Yes, but I was not involved in past one which we are talking about.



> The real ND Sportsmen voted against measure 2.


Now that is a joke. I have more respect for a guy with a spotlight and full auto than I do a fellow shooting inside a fence. Just so that isn't misinterpreted let me make it clear I do not respect the guy with the spotlight. Isn't it sad that we can't be honest enough in our debates that we have to make so many explanations to avoid dishonest spin?


----------



## Plainsman

Chuck Smith said:


> Chuck, yes it does make sense. The one brother with poor credit is a ball and chain to the corporation. If you had the money to lend would you be willing to risk it. Banks are not in the business to be fiscal baby sitters.
> 
> 
> 
> Plainsman..... The reasons why the "three" brothers would go into is because of spreading out risk. If the one brother with poor credit is a hard worker. Why not help him. The one brother with good credit is good at books but not working land....another perfect combination. This is not the bank being a babysitter.
Click to expand...

It's still a risk for the bank. They don't know how much influence he has among the three brothers. One bad apple as they say. Banks are in business like anyone else. Why do people expect them to take risks they would not take themselves. Nope, no family in the banking business, no one I know in banking. It's just that everyone expects so much out of banks and often makes a villain out of them.


----------



## Ron Gilmore

gst said:


> ron, if you wish to address the entire board I will speak with our executive director and see if we can get you a spot on our next board meeting in July. Or if you wish perhaps you would sooner address a wider representation of our membership and do so at our annual convention in Sept.. PM me your phone number and I will let you know. Or if you would rather do so yourself you can contact our office directly and ask to be placed on the agenda to discuss this lawsuit. Mr Kaseman did so and addressed our entire board regarding a baiting initiative so I would guess you can have a few minutes as well. Please plan on keeping your comments brief and directly to the point as we only have so much time to get thru our entire agenda.
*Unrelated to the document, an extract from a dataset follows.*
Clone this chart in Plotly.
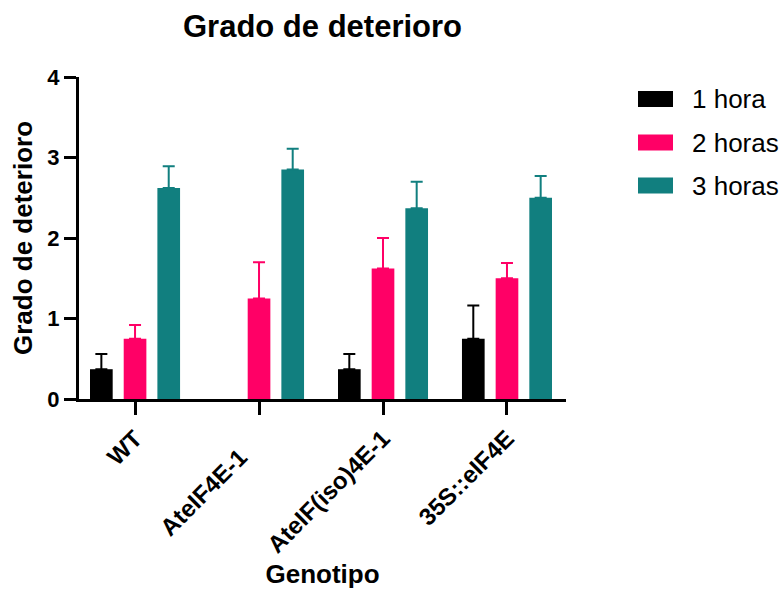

I will gladly take you up on that, I will be brief as you know what questions I have for them and I am sure the anwsers from them will be brief as well. If they do not intend to anwser the questions then let me know that as well prior. Because my intent is not to influence the organization, but to make sure I am clear on the activity I have said they have engaged in.

I will PM you my home phone #

shaug I have no interest in speaking to them as of now since they do not hold a position on the committee. Thanks for the offer and down the road I may take you up on that. I am not anti ag, far from it and I am not in full opposition to the current law. I am opposed to practices that are askew of the US Constitution.


----------



## gst

Ron Gilmore said:


> .
> 
> Did your group lobby to prevent changes to the current law that would have brought it in line with other court rulings around the nation regarding this issue.
> 
> Ron you would more than likely have to have specific examples of when and what changes were attempted in changing this bill to be able to answer that as it would depend upon what policy was at that particular time. Policies are reveiwed and either renewed or dropped on a 3 year cycle.
> 
> Has your group ever given a thumbs up to any sale to a non profit conservation group?
> 
> Ron, this would be a repetition to what you said I already answered when I said I beleived they had not
> 
> Next will be please explain how this current law meets constitutional muster in discriminating against certain groups or organizations without the blather of the people of ND do not want the law to change?
> 
> Ron as this group is a representation of cattlemen, we depend upon the people elected that are to make sure state law is constitutional to make that determination. We are not lawyers, and ultimately that is an opinion for the courts to determine.
> 
> Then will you release the survey results as to actual number of people that responded to the questionnaires in forming policy and when was the last time such a questionnaire was sent out?
> 
> Ron you and others have been informed how our policy is formed thru the membership that meets at our annual conventions, whereby ANY member can brinng ANY policy to debate and vote on. There are no surveys mailed out. You simply can not get the discussionin real time to allow MEMBERS to develope policy in that manner. It has also been pointed out that each resolution developed by members regarding policy is renewed every 3 years and so voted on once again at that time. If you wish to have a say in how policy is formed in this org. you need to be a member.
> 
> Remember this is for the President since he sits on the review committee not you!
Click to expand...


----------



## gst

Ron Gilmore said:


> I am not anti ag, far from it and I am not in full opposition to the current law. I am opposed to practices that are askew of the US Constitution.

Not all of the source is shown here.